2. Bring headphones and plan an awesome play list:
Before every trip I go on I make a playlist of some of my favorite music. Listening to music while I’m on trains, planes and buses is not only calming, but also allowed me to make memories that I now remember, every time I hear those songs.
3. Find a quiet spot in the city you’re staying in:
Every place has their tourist locations, and their not so tourist locations. I would say, look for the non tourist ones. They’ll be less crowded, probably quieter and allow you to sit with your thoughts. These also can turn out to be the most beautiful spots in the city.
4. Don’t feel bad about taking “alone days” to explore:
Sometimes I feel like it’s rude for me to go out and explore on my own, if I’m staying with a host. This is generally not the case, but it can feel awkward if you don’t have clear communication with them. I would probably not advise disappearing before anyone wakes up (unless you talk to them beforehand) because that could be seen as rude. But a great idea is to have them make you a list of places you should visit, so they’re still involved in your exploration of their city.
5. Bring a journal:
I cannot emphasize this one enough. BRING A JOURNAL. And not just some falling apart notebook (if you really want to, you can, I guess) but bring something you’re going to be excited to whip out and write in. Something that’s you. Personally, I always go for a new journal each time I travel, that way I don’t lose other trip memories if I lose it. I prefer blank page journals because then I can sketch, draw, tape things in or generally do whatever I want, rather than having the restrictions of lined paper.
6. Plan out as much of your trip beforehand:
Here’s the thing – the more you know, the less you have to ask. If you’re not huge on running up to strangers to ask for directions, make sure you have maps, apps and directions to and from where you want to go. It will also just save you time.
7. Bring a camera:
When I have my camera around my neck, I feel invincible. I have no idea why it happens, but I feel so much more confident about exploring, and talking to people, if I have my Nikon around my neck. This is also great for having your camera ready for taking pictures at any and every moment of your trip. I always suggest taking more pictures, rather than less. You can always delete pictures, but you can’t go back to that moment, once you’re home.

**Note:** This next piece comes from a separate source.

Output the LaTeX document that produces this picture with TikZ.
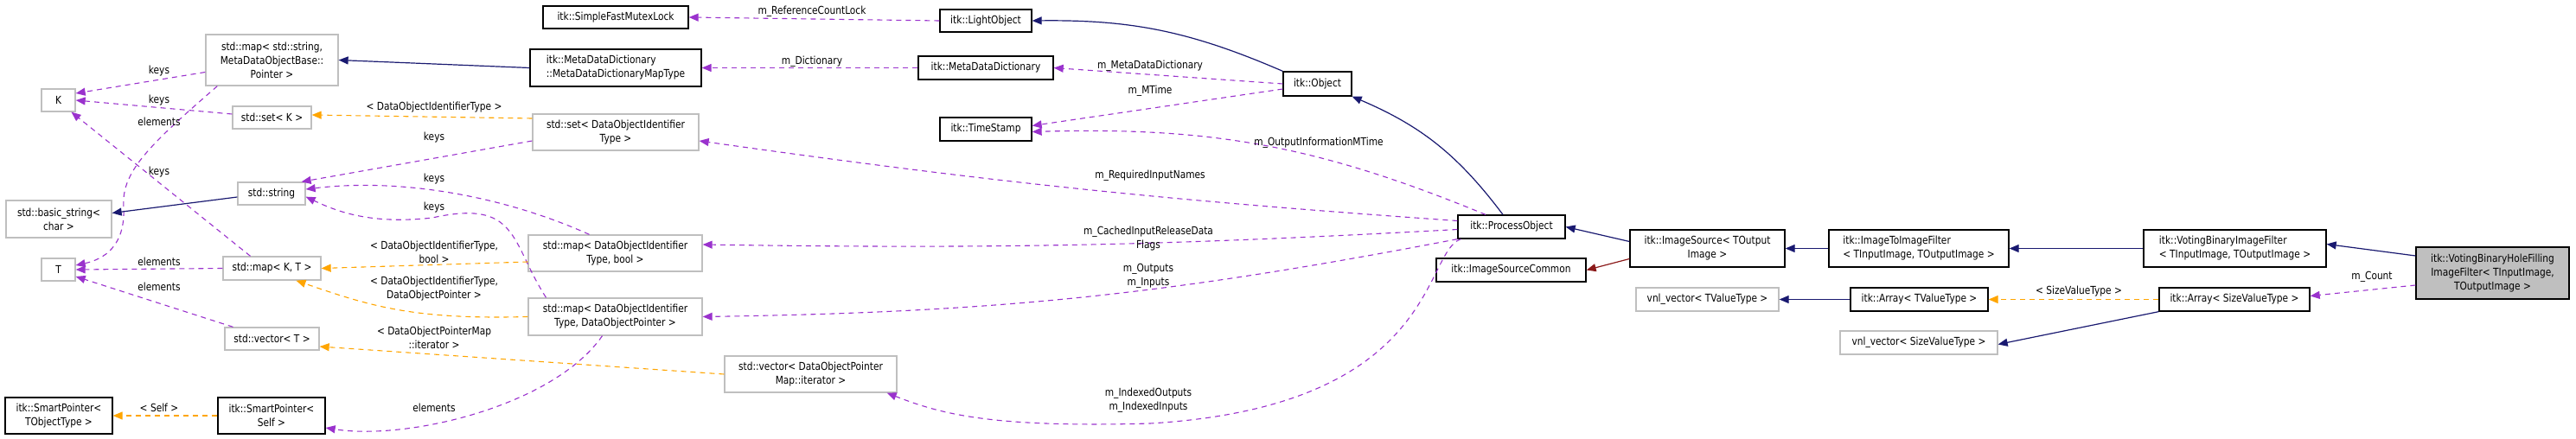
\documentclass[tikz,border=0pt]{standalone}
\usepackage{fontspec}
\setmainfont{DejaVu Sans}[FakeStretch=0.85]
\usetikzlibrary{arrows.meta}
\definecolor{mblue}{HTML}{191970}
\definecolor{mpurple}{HTML}{9A32CD}
\definecolor{morange}{HTML}{FFA500}
\definecolor{mred}{HTML}{8B1A1A}
\begin{document}
\begin{tikzpicture}[x=1pt,y=-1pt,
  font=\fontsize{12.5}{16}\selectfont,
  box/.style={draw=black,line width=1.3pt,inner sep=0pt,align=center},
  gbox/.style={draw=black!25,line width=1.3pt,inner sep=0pt,align=center},
  tip/.style={-{Triangle[length=11pt,width=9pt]}},
  inh/.style={tip,draw=mblue,line width=1.2pt},
  inr/.style={tip,draw=mred,line width=1.2pt},
  use/.style={tip,draw=mpurple,line width=1.1pt,dash pattern=on 6pt off 5pt},
  tpl/.style={tip,draw=morange,line width=1.1pt,dash pattern=on 6pt off 5pt},
  lbl/.style={inner sep=0pt,align=center}]
\useasboundingbox (0,0) rectangle (2979,508);
% nodes
\node[gbox,minimum width=39,minimum height=26] (K) at (67.5,116) {K};
\node[gbox,minimum width=153,minimum height=59] (mapSM) at (314.5,69.5) {std::map\textless{} std::string,\\MetaDataObjectBase::\\Pointer \textgreater{}};
\node[gbox,minimum width=91,minimum height=26] (setK) at (314.5,136) {std::set\textless{} K \textgreater{}};
\node[gbox,minimum width=192,minimum height=42] (setDOI) at (712,153) {std::set\textless{} DataObjectIdentifier\\Type \textgreater{}};
\node[gbox,minimum width=78,minimum height=26] (str) at (314,224) {std::string};
\node[gbox,minimum width=122,minimum height=43] (bstr) at (68,253.5) {std::basic\_string\textless{}\\char \textgreater{}};
\node[gbox,minimum width=39,minimum height=26] (T) at (67.5,312) {T};
\node[gbox,minimum width=113,minimum height=27] (mapKT) at (314.5,310.5) {std::map\textless{} K, T \textgreater{}};
\node[gbox,minimum width=109,minimum height=26] (vecT) at (314.5,392) {std::vector\textless{} T \textgreater{}};
\node[box,minimum width=124,minimum height=42] (spT) at (68,481) {itk::SmartPointer\textless{}\\TObjectType \textgreater{}};
\node[box,minimum width=124,minimum height=42] (spS) at (314,481) {itk::SmartPointer\textless{}\\Self \textgreater{}};
\node[box,minimum width=168,minimum height=26] (mutex) at (712,20) {itk::SimpleFastMutexLock};
\node[box,minimum width=198,minimum height=43,align=left] (mdmt) at (712,78.5) {itk::MetaDataDictionary\\::MetaDataDictionaryMapType};
\node[box,minimum width=106,minimum height=26] (light) at (1140,24) {itk::LightObject};
\node[box,minimum width=156,minimum height=27] (mdd) at (1140,78.5) {itk::MetaDataDictionary};
\node[box,minimum width=79,minimum height=28] (obj) at (1523.5,97) {itk::Object};
\node[box,minimum width=106,minimum height=27] (ts) at (1140,149.5) {itk::TimeStamp};
\node[gbox,minimum width=201,minimum height=42] (mapB) at (711.5,293) {std::map\textless{} DataObjectIdentifier\\Type, bool \textgreater{}};
\node[gbox,minimum width=201,minimum height=43] (mapP) at (711.5,366.5) {std::map\textless{} DataObjectIdentifier\\Type, DataObjectPointer \textgreater{}};
\node[gbox,minimum width=199,minimum height=42] (vecI) at (937.5,433) {std::vector\textless{} DataObjectPointer\\Map::iterator \textgreater{}};
\node[box,minimum width=124,minimum height=27] (po) at (1748,262.5) {itk::ProcessObject};
\node[box,minimum width=173,minimum height=27] (isc) at (1747.5,312.5) {itk::ImageSourceCommon};
\node[box,minimum width=179,minimum height=43] (is) at (1974.5,287.5) {itk::ImageSource\textless{} TOutput\\Image \textgreater{}};
\node[box,minimum width=208,minimum height=43,align=left] (itif) at (2219,287.5) {itk::ImageToImageFilter\\\textless{} TInputImage, TOutputImage \textgreater{}};
\node[box,minimum width=211,minimum height=43,align=left] (vbif) at (2584.5,287.5) {itk::VotingBinaryImageFilter\\\textless{} TInputImage, TOutputImage \textgreater{}};
\node[box,fill=black!25,minimum width=177,minimum height=60] (hole) at (2882.5,316) {itk::VotingBinaryHoleFilling\\ImageFilter\textless{} TInputImage,\\TOutputImage \textgreater{}};
\node[gbox,minimum width=165,minimum height=27] (vnlT) at (1974.5,346.5) {vnl\_vector\textless{} TValueType \textgreater{}};
\node[box,minimum width=159,minimum height=27] (arrT) at (2219.5,346.5) {itk::Array\textless{} TValueType \textgreater{}};
\node[box,minimum width=174,minimum height=27] (arrS) at (2584,346.5) {itk::Array\textless{} SizeValueType \textgreater{}};
\node[gbox,minimum width=182,minimum height=27] (vnlS) at (2219,396.5) {vnl\_vector\textless{} SizeValueType \textgreater{}};
% right part edges
\draw[inh] (mdmt.west) -- (mapSM.east);
\draw[use] (light.west) -- (mutex.east);
\node[lbl] (l1) at (939,13) {m\_ReferenceCountLock};
\draw[inh] (obj.north west) to[bend right=12] (light.east);
\draw[use] (mdd.west) -- (mdmt.east);
\node[lbl] (l2) at (939,71) {m\_Dictionary};
\draw[use] (obj.west) -- (mdd.east);
\node[lbl] (l3) at (1330,76) {m\_MetaDataDictionary};
\draw[use] ([yshift=-6]obj.west) -- ([yshift=4]ts.east);
\node[lbl] (l4) at (1330,105) {m\_MTime};
\draw[use] ([xshift=-30]po.north) to[bend right=12] ([yshift=-3]ts.east);
\node[lbl] (l5) at (1525,165) {m\_OutputInformationMTime};
\draw[inh] ([xshift=-10]po.north) to[bend right=15] (obj.south east);
\draw[use] ([yshift=7]po.west) to[bend left=2] ([yshift=-10]setDOI.east);
\node[lbl] (l6) at (1330,203) {m\_RequiredInputNames};
\draw[use] ([yshift=-3]po.west) to[bend left=2] ([yshift=10]mapB.east);
\node[lbl] (l7) at (1328,276) {m\_CachedInputReleaseData\\Flags};
\draw[use] (po.south west) to[bend left=5] (mapP.east);
\node[lbl] (l8) at (1328,319) {m\_Outputs\\m\_Inputs};
\draw[use] ([xshift=4]po.south west) .. controls (1645,292) and (1665,470) .. (1330,490) .. controls (1150,495) and (1090,480) .. ([xshift=-12]vecI.south east);
\node[lbl] (l9) at (1328,463) {m\_IndexedOutputs\\m\_IndexedInputs};
\draw[inh] ([yshift=8]is.west) -- (po.east);
\draw[inr] ([yshift=-12]is.west) -- (isc.east);
\draw[inh] (itif.west) -- (is.east);
\draw[inh] (vbif.west) -- (itif.east);
\draw[inh] ([yshift=20]hole.west) -- ([yshift=5]vbif.east);
\draw[use] ([yshift=-14]hole.west) -- ([yshift=4]arrS.east);
\node[lbl] (l10) at (2743,320) {m\_Count};
\draw[tpl] (arrS.west) -- (arrT.east);
\node[lbl] (l11) at (2404,337) {\textless{} SizeValueType \textgreater{}};
\draw[inh] (arrT.west) -- (vnlT.east);
\draw[inh] (arrS.south west) -- ([yshift=-2]vnlS.east);
% left part edges
\draw[use] ([yshift=-14]mapSM.west) -- ([yshift=8]K.east);
\node[lbl] (l12) at (184,82) {keys};
\draw[use] ([yshift=4]setK.west) -- (K.east);
\node[lbl] (l13) at (184,116) {keys};
\draw[use] ([xshift=-25]mapKT.north) -- ([xshift=15]K.south);
\node[lbl] (l14) at (184,199) {keys};
\draw[use] ([xshift=14]mapSM.south west) .. controls (170,170) and (140,200) .. (143,240) .. controls (145,285) and (120,300) .. ([yshift=5]T.east);
\node[lbl] (l15) at (184,141) {elements};
\draw[tpl] ([yshift=16]setDOI.west) -- ([yshift=3]setK.east);
\node[lbl] (l16) at (502,124) {\textless{} DataObjectIdentifierType \textgreater{}};
\draw[use] ([yshift=-10]setDOI.west) -- ([xshift=-5]str.north east);
\node[lbl] (l17) at (502,159) {keys};
\draw[use] ([xshift=-30]mapB.north) .. controls (590,230) and (470,205) .. ([yshift=5]str.east);
\node[lbl] (l18) at (502,207) {keys};
\draw[use] ([xshift=-80]mapP.north) .. controls (590,280) and (600,230) .. (500,252) .. controls (430,260) and (390,245) .. ([yshift=10]str.south east);
\node[lbl] (l19) at (502,240) {keys};
\draw[inh] ([yshift=-4]str.west) -- ([yshift=7]bstr.east);
\draw[use] (mapKT.west) -- (T.east);
\node[lbl] (l20) at (184,303) {elements};
\draw[use] ([xshift=-45]vecT.north) -- ([yshift=-8]T.east);
\node[lbl] (l21) at (184,332) {elements};
\draw[tpl] ([yshift=-10]mapB.west) -- (mapKT.east);
\node[lbl] (l22) at (502,292) {\textless{} DataObjectIdentifierType,\\bool \textgreater{}};
\draw[tpl] (mapP.west) .. controls (480,370) and (430,355) .. ([xshift=28]mapKT.south);
\node[lbl] (l23) at (502,334) {\textless{} DataObjectIdentifierType,\\DataObjectPointer \textgreater{}};
\draw[tpl] (vecI.west) -- ([yshift=-9]vecT.east);
\node[lbl] (l24) at (502,391) {\textless{} DataObjectPointerMap\\::iterator \textgreater{}};
\draw[use] ([xshift=-15]mapP.south) .. controls (640,470) and (470,510) .. ([yshift=-14]spS.east);
\node[lbl] (l25) at (502,472) {elements};
\draw[tpl] (spS.west) -- (spT.east);
\node[lbl] (l26) at (184,472) {\textless{} Self \textgreater{}};
\end{tikzpicture}
\end{document}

8. Don’t only plan on staying in major cities:
Major cities can be exhausting. I had dreamed about going to London my entire life, but once I got there, I realized it was so much bigger than I had thought. Not that I didn’t love it, because I did. I was just exhausted after I left, just from the sheer volume of people that were constantly around. I was definitely glad I had spent some time in smaller cities, as well, so I could fully enjoy myself.
9. Force yourself to hang out with people:
Back to London, again. The first day I arrived there I stepped off the train, after 8 hours of riding down from Scotland, and straight onto another train to take me to a Cuban Salsa dance club. Was I exhausted? Yes. Did I want to curl up and have three days of silence before I hung out with people again? Yes. But I forced myself to interact with people because I realized that I wasn’t going to, necessarily, have this opportunity again. And you know what? I loved it! While there are some times it’s good to relax, I would always suggest trying to push yourself out the door for opportunities you might not have again.
10. Get out of your comfort zone:
The thing about traveling is that it’s SUPPOSED to stretch you. I don’t believe there are any truly great traveling experiences where people haven’t been taken out of their comfort zones and pushed to try something new. Whether that means trying some traditional food ( I highly suggest Haagis), or taking some dance lessons native to that place, make sure you’re pushing yourself to make memories worth looking back and loving.